Nordic property funds delivered a positive total return in local currency but a negative return in euros in the third quarter of 2013, according to IPD research.
The IPD Nordic Quarterly Property Fund Index showed a return of 0.5% in the third quarter of 2013, compared with 0.7% in the year-earlier period, measured in local currency.
The total return of 1.4% for the past 12 months is the lowest on record since early 2010, with a diminishing sequential performance throughout 2013. This is mainly due to the 12-month performance still being heavily impacted by a weak fourth quarter last year, of -0.6%.
The spread in quarterly returns between the 11 funds measured was 7 percentage points, with 8 funds delivering positive returns close to 3.5% at the high end, while three funds delivered negative returns at close to -3.5% as the lowest record.

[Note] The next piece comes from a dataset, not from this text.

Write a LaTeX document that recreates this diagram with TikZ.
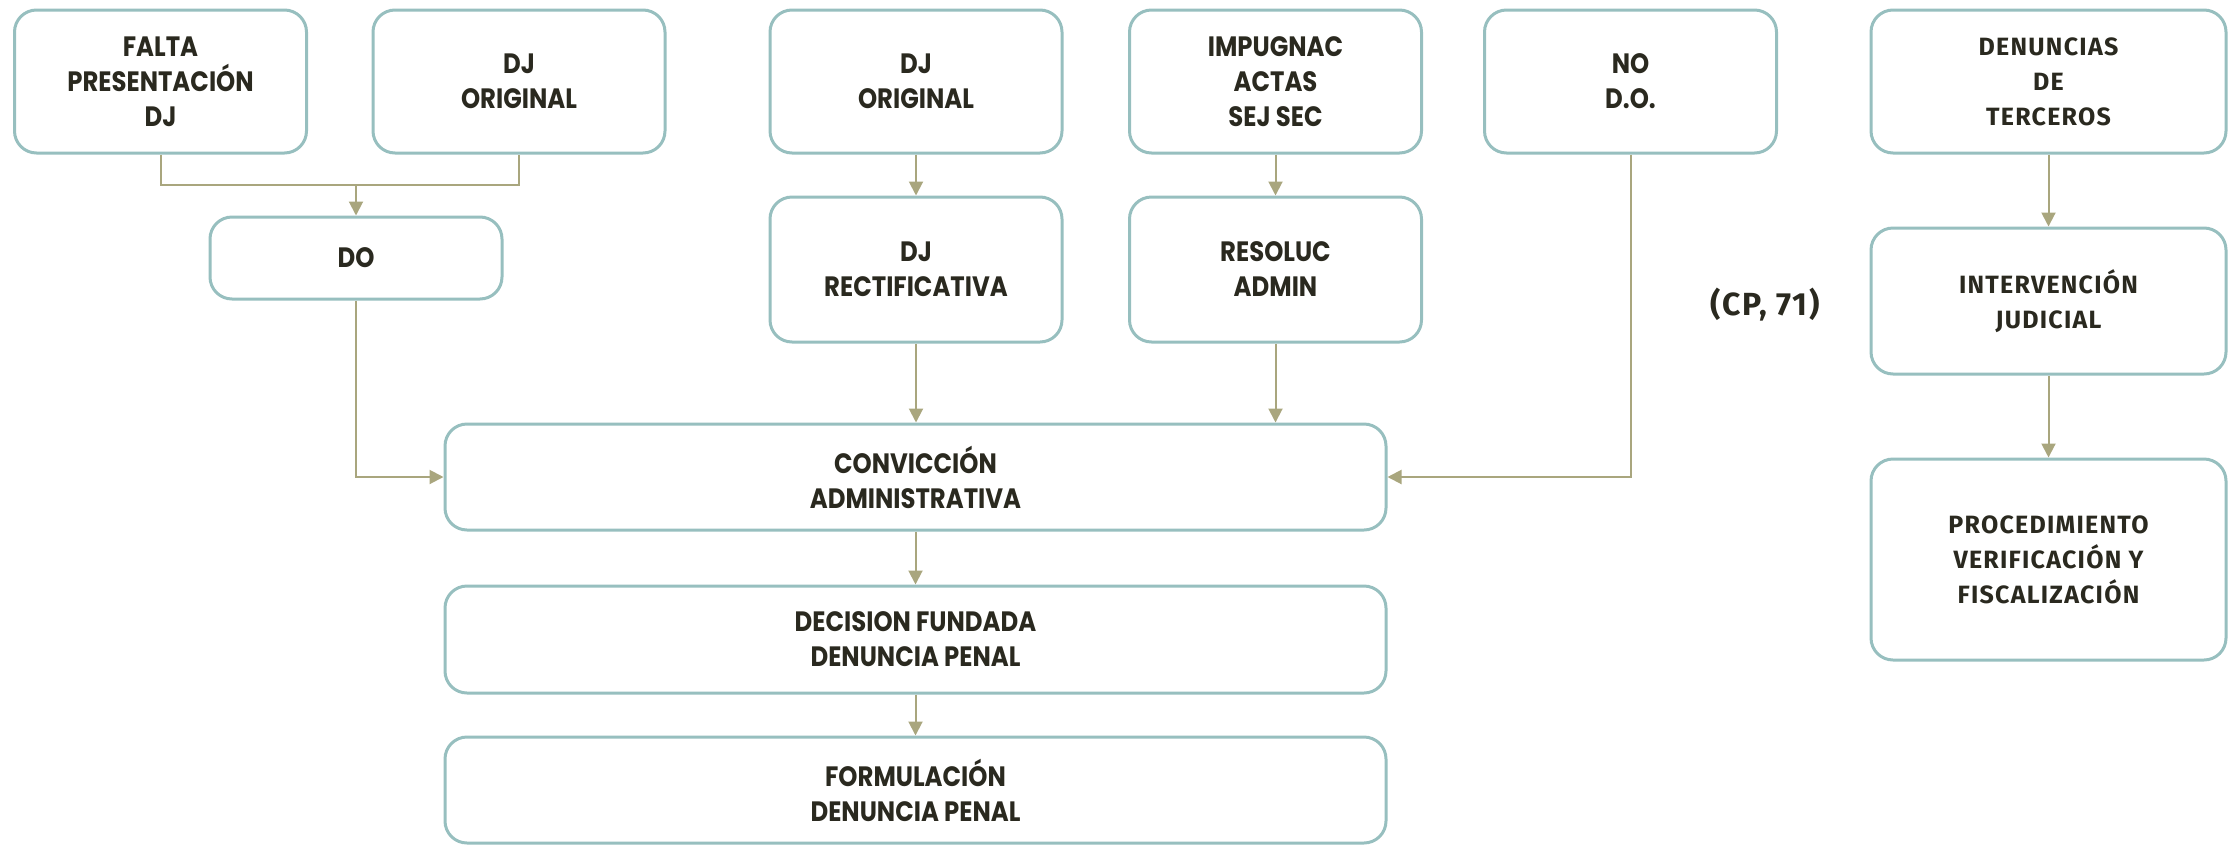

When converted into euros, the index posted a negative return in both Q3 and the past 12 months, at -0.7% and -3.9% respectively, which reflects the volatility in foreign exchange rates over the same periods.
Håvard Bjorå, vice-president and deputy head of the Nordics at IPD, said, 'This is the first release of the index where we are able to present local currency returns alongside euro returns. Based on feedback by market participants this increases the relevance of the index and demonstrates IPD’s continuous commitment to increase transparency in the region.
'However, it is disappointing to see the weakening in performance in 2013 and over the last three years, both in local currency and euros. Furthermore, the wide discrepancies between local currencies and euro returns illustrate some of the challenges investors are facing in cross-border investments.'
The IPD Nordic Quarterly Property Fund Index is sponsored by EY and measures Net Asset Value (NAV) total returns from one valuation to the next. Aggregate gross assets for the funds add up to €5.1 bn at the end of the third quarter 2013, with an average loan-to-value of 47% and net assets of €2.7 bn.
Property allocation between contributors in the index shows Norway with 53%, Sweden and Finland close to 20%, and Denmark at 3%.